Re: [PATCH v3 26/39] arm64: mte: Add in-kernel tag fault handler

From: Andrey Konovalov
Date: Fri Sep 25 2020 - 07:53:10 EST


On Fri, Sep 25, 2020 at 1:47 PM Catalin Marinas <catalin.marinas@xxxxxxx> wrote:
>
> On Fri, Sep 25, 2020 at 01:26:02PM +0200, Andrey Konovalov wrote:
> > On Fri, Sep 25, 2020 at 12:49 PM Catalin Marinas
> > <catalin.marinas@xxxxxxx> wrote:
> > > > diff --git a/arch/arm64/mm/fault.c b/arch/arm64/mm/fault.c
> > > > index a3bd189602df..d110f382dacf 100644
> > > > --- a/arch/arm64/mm/fault.c
> > > > +++ b/arch/arm64/mm/fault.c
> > > > @@ -33,6 +33,7 @@
> > > > #include <asm/debug-monitors.h>
> > > > #include <asm/esr.h>
> > > > #include <asm/kprobes.h>
> > > > +#include <asm/mte.h>
> > > > #include <asm/processor.h>
> > > > #include <asm/sysreg.h>
> > > > #include <asm/system_misc.h>
> > > > @@ -294,6 +295,11 @@ static void die_kernel_fault(const char *msg, unsigned long addr,
> > > > do_exit(SIGKILL);
> > > > }
> > > >
> > > > +static void report_tag_fault(unsigned long addr, unsigned int esr,
> > > > + struct pt_regs *regs)
> > > > +{
> > > > +}
> > >
> > > Do we need to introduce report_tag_fault() in this patch?
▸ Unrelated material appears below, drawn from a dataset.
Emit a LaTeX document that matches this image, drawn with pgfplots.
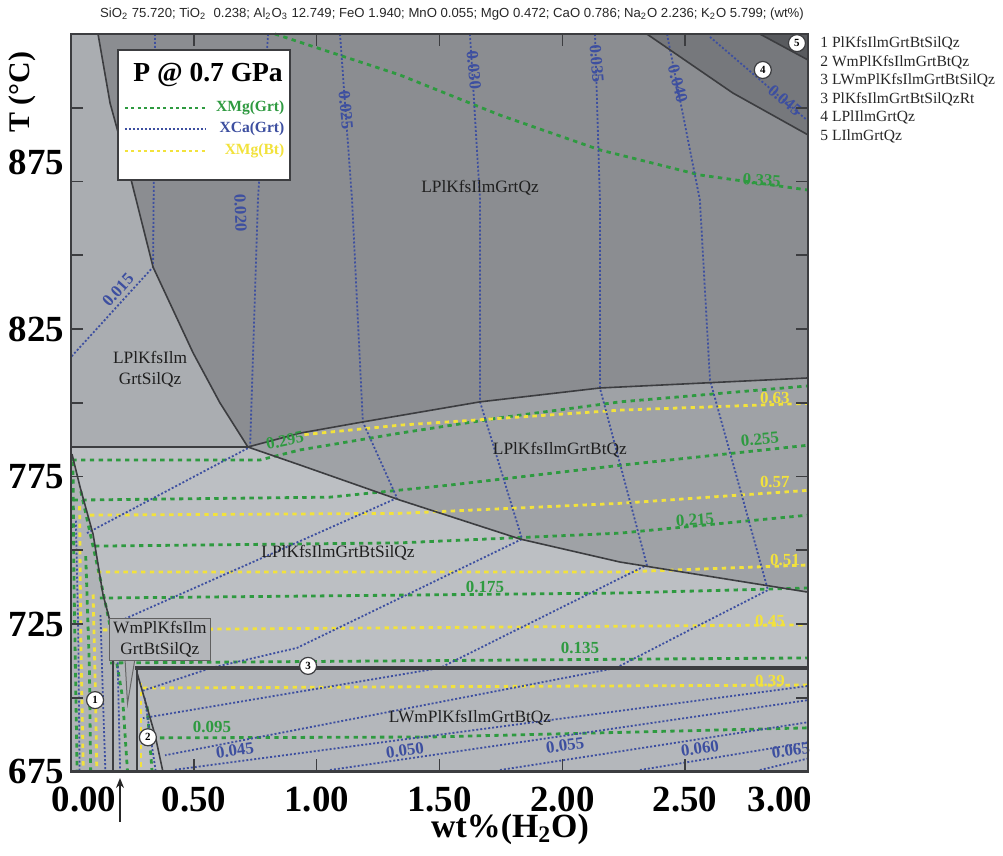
\documentclass[border=0pt]{standalone}
\usepackage{fontspec}
\setmainfont{Liberation Serif}
\setsansfont{Liberation Sans}
\usepackage{pgfplots}
\pgfplotsset{compat=1.18}
\usetikzlibrary{arrows.meta}

\definecolor{gA}{HTML}{8B8D91}
\definecolor{gB}{HTML}{9FA2A6}
\definecolor{gC}{HTML}{AAADB1}
\definecolor{gD}{HTML}{BCBFC3}
\definecolor{gE}{HTML}{B4B7BB}
\definecolor{gF}{HTML}{B0B3B7}
\definecolor{gfour}{HTML}{76787C}
\definecolor{gfive}{HTML}{585A5E}
\definecolor{isoG}{HTML}{2E9A40}
\definecolor{isoB}{HTML}{3D4FA0}
\definecolor{isoY}{HTML}{F2E23C}
\definecolor{bnd}{HTML}{3C3D40}

\tikzset{
 gl/.style={isoG, line width=1.4bp, dash pattern=on 2.2bp off 2.2bp},
 bl/.style={isoB, line width=0.9bp, dash pattern=on 1bp off 1bp},
 yl/.style={isoY, line width=1.4bp, dash pattern=on 2.2bp off 2.2bp},
 bd/.style={bnd, line width=0.8bp},
 lab/.style={font=\fontsize{8.5}{9}\selectfont\bfseries, inner sep=0.5pt},
 reg/.style={font=\fontsize{8.7}{10.5}\selectfont, text=black!88, align=center, inner sep=0pt},
 cn/.style={circle, draw=bnd, fill=white, line width=0.6bp, inner sep=0pt, minimum size=8.5bp, font=\fontsize{5.5}{6}\selectfont\bfseries},
 leg/.style={font=\fontsize{7.8}{9}\selectfont\bfseries, anchor=east, inner sep=0pt},
}

\begin{document}
\begin{tikzpicture}
\path[use as bounding box] (-35.5bp,-42.25bp) rectangle (466bp,385.75bp);
\begin{axis}[
 at={(0,0)}, anchor=south west,
 scale only axis, width=368.5bp, height=368.75bp,
 xmin=0, xmax=3, ymin=675, ymax=925,
 axis line style={bnd, line width=1.3bp},
 tick align=inside, major tick length=6bp,
 tick style={bnd, line width=0.8bp},
 xtick={0,0.5,1,1.5,2,2.5,3},
 xticklabels={\hspace*{13bp}0.00,0.50,1.00,1.50,2.00,2.50,3.00\hspace*{28bp}},
 ytick={675,700,725,750,775,800,825,850,875,900},
 yticklabels={675,,725,,775,,825,,\raisebox{19bp}{875},},
 ticklabel style={font=\fontsize{18.5}{20}\selectfont\bfseries},
 xticklabel style={yshift=-4bp},
 clip=false,
 axis on top,
]
% ---------- regions ----------
\addplot[fill=gD, draw=none] coordinates {(0,675) (3,675) (3,925) (0,925)} -- cycle;
\addplot[fill=gC, draw=none] coordinates {(0,925) (0.110,925) (0.159,901.6) (0.248,874.5) (0.334,846.0) (0.497,816.9) (0.606,800.0) (0.720,785.0) (0,785)} -- cycle;
\addplot[fill=gA, draw=none] coordinates {(0.110,925) (0.159,901.6) (0.248,874.5) (0.334,846.0) (0.497,816.9) (0.606,800.0) (0.720,785.0) (0.932,789.7) (1.188,793.5) (1.665,800.3) (2.153,805.0) (3.0,808.4) (3,925)} -- cycle;
\addplot[fill=gB, draw=none] coordinates {(0.720,785.0) (0.932,789.7) (1.188,793.5) (1.665,800.3) (2.153,805.0) (3.0,808.4) (3.0,735.8) (2.235,746.0) (1.828,753.8) (1.339,767.0) (0.932,778.9)} -- cycle;
\addplot[fill=gE, draw=none] coordinates {(0.269,675) (0.269,710.1) (3,710.1) (3,675)} -- cycle;
\addplot[fill=gF, draw=none] coordinates {(0,782.6) (0.004,782.6) (0.037,771.4) (0.09,755.4) (0.13,735.1) (0.159,725.9) (0.171,717.1) (0.171,675) (0,675)} -- cycle;
\addplot[fill=gE, draw=none] coordinates {(0.171,717.1) (0.269,710.1) (0.269,675) (0.171,675)} -- cycle;
\addplot[fill=gD, draw=none] coordinates {(0.269,708.4) (0.301,699.2) (0.342,687.4) (0.374,675) (0.269,675)} -- cycle;
\addplot[fill=gfour, draw=none] coordinates {(2.344,925) (2.694,905) (3.0,890.8) (3,925)} -- cycle;
\addplot[fill=gfive, draw=none] coordinates {(2.804,925) (3.0,916.2) (3,925)} -- cycle;

% ---------- XMg(Grt) green ----------
\addplot[gl] coordinates {(0.83,925) (1.339,911.1) (1.746,897.5) (2.153,885.7) (2.56,877.2) (3.0,872.1)};
\addplot[gl] coordinates {(0.005,780.6) (0.769,780.6) (0.932,784.0) (1.339,789.7) (1.746,794.9) (2.235,800.3) (3.0,805.7)};
\addplot[gl] coordinates {(0.01,767.0) (1.054,768) (1.543,772.1) (2.235,778.8) (3.0,785.6)};
\addplot[gl] coordinates {(0.098,751.4) (1.339,752.5) (2.235,755.8) (3.0,761.9)};
\addplot[gl] coordinates {(0.118,733.8) (2.235,735.5) (3.0,737.2)};
\addplot[gl] coordinates {(0.159,711.8) (3.0,713.5)};
\addplot[gl] coordinates {(0.362,686.4) (1.462,686.7) (3.0,689.8)};
% ---------- XMg(Bt) yellow ----------
\addplot[yl] coordinates {(0.95,789.2) (1.339,792.4) (1.746,794.7) (2.235,797.5) (3.0,799.8)};
\addplot[yl] coordinates {(0.077,761.9) (1.339,762.5) (2.235,765.9) (3.0,770.3)};
\addplot[yl] coordinates {(0.106,742.6) (2.235,742.6) (3.0,745.0)};
\addplot[yl] coordinates {(0.13,723.0) (3.0,724.7)};
\addplot[yl] coordinates {(0.293,703.3) (3.0,704.3)};
% ---------- XCa(Grt) blue ----------
\addplot[bl] coordinates {(0.342,925) (0.334,846.0) (0.0,815.5)};
\addplot[bl] coordinates {(0.802,925) (0.761,868.7) (0.729,785) (0.065,755.8)};
\addplot[bl] coordinates {(1.095,925) (1.144,868.7) (1.188,793.5) (1.327,767.7) (0.191,725.7)};
\addplot[bl] coordinates {(1.624,925) (1.665,868.7) (1.665,800.3) (1.836,753.8) (0.92,716.9) (0.57,710.1) (0.293,702.4)};
\addplot[bl] coordinates {(2.133,925) (2.153,868.7) (2.153,805.0) (2.344,745.0) (1.502,710.1) (0.293,693.1)};
\addplot[bl] coordinates {(2.426,925) (2.56,868.7) (2.601,807.7) (2.837,736.5) (2.519,723.0) (2.218,710.1) (0.383,680.5)};
\addplot[bl] coordinates {(2.601,924) (2.996,895.8)};
\addplot[bl] coordinates {(0.423,675.6) (3.0,704.0)};
\addplot[bl] coordinates {(1.054,675.5) (3.0,699.2)};
\addplot[bl] coordinates {(1.746,675.5) (3.0,691.7)};
\addplot[bl] coordinates {(2.316,675.5) (3.0,684.9)};
\addplot[bl] coordinates {(2.804,675.5) (3.0,679.4)};
% ---------- left sliver isopleths ----------
\addplot[gl] coordinates {(0.008,780) (0.012,740) (0.02,700) (0.025,675)};
\addplot[bl] coordinates {(0.02,760) (0.03,720) (0.035,675)};
\addplot[yl] coordinates {(0.035,765) (0.04,720) (0.05,675)};
\addplot[gl] coordinates {(0.06,748) (0.075,710) (0.08,675)};
\addplot[yl] coordinates {(0.09,735) (0.1,700) (0.105,675)};
\addplot[bl] coordinates {(0.12,728) (0.13,700) (0.14,675)};
\addplot[gl] coordinates {(0.04,770) (0.12,740) (0.17,720) (0.21,700) (0.23,675)};
\addplot[bl] coordinates {(0.19,712) (0.2,675)};
\addplot[yl] coordinates {(0.285,705) (0.285,675)};
\addplot[gl] coordinates {(0.31,697) (0.33,675)};
\addplot[bl] coordinates {(0.30,700) (0.345,675)};

% ---------- boundaries ----------
\addplot[bd] coordinates {(0.110,925) (0.159,901.6) (0.248,874.5) (0.334,846.0) (0.497,816.9) (0.606,800.0) (0.720,785.0)};
\addplot[bd] coordinates {(0,785) (0.720,785.0) (0.932,789.7) (1.188,793.5) (1.665,800.3) (2.153,805.0) (3.0,808.4)};
\addplot[bd] coordinates {(0.720,785.0) (0.932,778.9) (1.339,767.0) (1.828,753.8) (2.235,746.0) (3.0,735.8)};
\addplot[bd] coordinates {(0.004,782.6) (0.037,771.4) (0.09,755.4) (0.13,735.1) (0.159,725.9) (0.171,717.1) (0.171,675)};
\addplot[bnd, line width=1.6bp] coordinates {(0.262,710.1) (3,710.1)};
\addplot[bnd, line width=1.1bp] coordinates {(0.269,710.1) (0.269,675)};
\addplot[bd] coordinates {(0.269,708.4) (0.301,699.2) (0.342,687.4) (0.374,675)};
\addplot[bd] coordinates {(2.344,925) (2.694,905) (3.0,890.8)};
\addplot[bd] coordinates {(2.804,925) (3.0,916.2)};

% ---------- region labels ----------
\node[reg] at (axis cs:1.665,872.8) {LPlKfsIlmGrtQz};
\node[reg] at (axis cs:0.322,811.4) {LPlKfsIlm\\GrtSilQz};
\node[reg] at (axis cs:1.99,784) {LPlKfsIlmGrtBtQz};
\node[reg] at (axis cs:1.087,749.1) {LPlKfsIlmGrtBtSilQz};
\node[reg] at (axis cs:1.624,693.1) {LWmPlKfsIlmGrtBtQz};
\fill[gD!80!gray, draw=gray!80!black, line width=0.5bp] (axis cs:0.22,713) -- (axis cs:0.23,698) -- (axis cs:0.26,713) -- cycle;
\node[reg, fill=gD!85!gray, draw=gray!75!black, line width=0.6bp, inner xsep=2bp, inner ysep=1.5bp] at (axis cs:0.362,719.7) {WmPlKfsIlm\\GrtBtSilQz};

% ---------- circled numbers ----------
\node[cn] at (axis cs:0.098,699.2) {1};
\node[cn] at (axis cs:0.313,686.6) {2};
\node[cn] at (axis cs:0.965,710.8) {3};
\node[cn] at (axis cs:2.816,912.8) {4};
\node[cn] at (axis cs:2.955,921.9) {5};

% ---------- isopleth labels ----------
\node[lab, text=isoG, rotate=-4] at (axis cs:2.812,875.5) {0.335};
\node[lab, text=isoG, rotate=12] at (axis cs:0.871,787.2) {0.295};
\node[lab, text=isoG, rotate=5] at (axis cs:2.804,787.6) {0.255};
\node[lab, text=isoG, rotate=4] at (axis cs:2.54,760.3) {0.215};
\node[lab, text=isoG] at (axis cs:1.685,737.6) {0.175};
\node[lab, text=isoG] at (axis cs:2.072,716.9) {0.135};
\node[lab, text=isoG] at (axis cs:0.574,690.0) {0.095};
\node[lab, text=isoY] at (axis cs:2.865,801.6) {0.63};
\node[lab, text=isoY] at (axis cs:2.865,773.1) {0.57};
\node[lab, text=isoY] at (axis cs:2.906,746.7) {0.51};
\node[lab, text=isoY] at (axis cs:2.845,726.0) {0.45};
\node[lab, text=isoY] at (axis cs:2.845,705.8) {0.39};
\node[lab, text=isoB, rotate=48] at (axis cs:0.191,838.2) {0.015};
\node[lab, text=isoB, rotate=-88] at (axis cs:0.69,864.3) {0.020};
\node[lab, text=isoB, rotate=-85] at (axis cs:1.119,899.2) {0.025};
\node[lab, text=isoB, rotate=-85] at (axis cs:1.64,912.8) {0.030};
\node[lab, text=isoB, rotate=-85] at (axis cs:2.14,914.9) {0.035};
\node[lab, text=isoB, rotate=-75] at (axis cs:2.47,908.1) {0.040};
\node[lab, text=isoB, rotate=-40] at (axis cs:2.906,902.6) {0.045};
\node[lab, text=isoB, rotate=8] at (axis cs:0.667,682.2) {0.045};
\node[lab, text=isoB, rotate=8] at (axis cs:1.359,682.2) {0.050};
\node[lab, text=isoB, rotate=8] at (axis cs:2.011,683.9) {0.055};
\node[lab, text=isoB, rotate=8] at (axis cs:2.56,682.9) {0.060};
\node[lab, text=isoB, rotate=8] at (axis cs:2.93,682.2) {0.065};

% ---------- legend ----------
\draw[bnd, line width=1bp, fill=white] (axis description cs:0.0638,0.978) rectangle (axis description cs:0.297,0.802);
\node[font=\fontsize{13.8}{15}\selectfont\bfseries, inner sep=0pt] at (axis description cs:0.186,0.944) {P @ 0.7 GPa};
\draw[gl, line width=1bp, dash pattern=on 1.6bp off 1.6bp] (axis description cs:0.073,0.900) -- (axis description cs:0.182,0.900);
\draw[bl] (axis description cs:0.073,0.871) -- (axis description cs:0.182,0.871);
\draw[yl, line width=1bp, dash pattern=on 1.6bp off 1.6bp] (axis description cs:0.073,0.841) -- (axis description cs:0.182,0.841);
\node[leg, text=isoG] at (axis description cs:0.290,0.900) {XMg(Grt)};
\node[leg, text=isoB] at (axis description cs:0.290,0.871) {XCa(Grt)};
\node[leg, text=isoY] at (axis description cs:0.290,0.841) {XMg(Bt)};
\end{axis}
% ---------- outside texts ----------
\node[font=\sffamily\fontsize{6.6}{8}\selectfont, text=black!85] at (190.5bp,378.75bp) {SiO\textsubscript{2} 75.720; TiO\textsubscript{2}\ \ 0.238; Al\textsubscript{2}O\textsubscript{3} 12.749; FeO 1.940; MnO 0.055; MgO 0.472; CaO 0.786; Na\textsubscript{2}O 2.236; K\textsubscript{2}O 5.799; (wt\%)};
\node[anchor=north west, align=left, font=\fontsize{7.8}{9.3}\selectfont, text=black!85, inner sep=0pt] at (374.5bp,367.5bp) {1 PlKfsIlmGrtBtSilQz\\2 WmPlKfsIlmGrtBtQz\\3 LWmPlKfsIlmGrtBtSilQz\\3 PlKfsIlmGrtBtSilQzRt\\4 LPlIlmGrtQz\\5 LIlmGrtQz};
\node[rotate=90, font=\fontsize{15}{16}\selectfont\bfseries] at (-24.5bp,339.75bp) {T (°C)};
\node[font=\fontsize{17}{18}\selectfont\bfseries] at (219.5bp,-29bp) {wt\%(H\textsubscript{2}O)};
\draw[-{Stealth[length=5bp,width=4bp]}, line width=0.9bp, black!85] (24.5bp,-25.25bp) -- (24.5bp,-3.25bp);
\end{tikzpicture}
\end{document}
It's fine but
> > > add a note in the commit log that it will be populated in a subsequent
> > > patch.
> >
> > I did, see the last line of the commit description.
>
> Sorry, I missed that.

No problem!

> > > > +
> > > > static void __do_kernel_fault(unsigned long addr, unsigned int esr,
> > > > struct pt_regs *regs)
> > > > {
> > > > @@ -641,10 +647,40 @@ static int do_sea(unsigned long addr, unsigned int esr, struct pt_regs *regs)
> > > > return 0;
> > > > }
> > > >
> > > > +static void do_tag_recovery(unsigned long addr, unsigned int esr,
> > > > + struct pt_regs *regs)
> > > > +{
> > > > + static bool reported = false;
> > > > +
> > > > + if (!READ_ONCE(reported)) {
> > > > + report_tag_fault(addr, esr, regs);
> > > > + WRITE_ONCE(reported, true);
> > > > + }
> > >
> > > I don't mind the READ_ONCE/WRITE_ONCE here but not sure what they help
> > > with.
> >
> > The fault can happen on multiple cores at the same time, right? In
> > that case without READ/WRITE_ONCE() we'll have a data-race here.
>
> READ/WRITE_ONCE won't magically solve such races. If two CPUs enter
> simultaneously in do_tag_recovery(), they'd both read 'reported' as
> false and both print the fault info.

They won't solve the race condition, but they will solve the data
race. I guess here we don't really care about the race condition, as
printing a tag fault twice is OK. But having a data race here will
lead to KCSAN reports, although won't probably break anything in
practice.

> If you really care about this race, you need to atomically both read and
> update the variable with an xchg() or cmpxchg().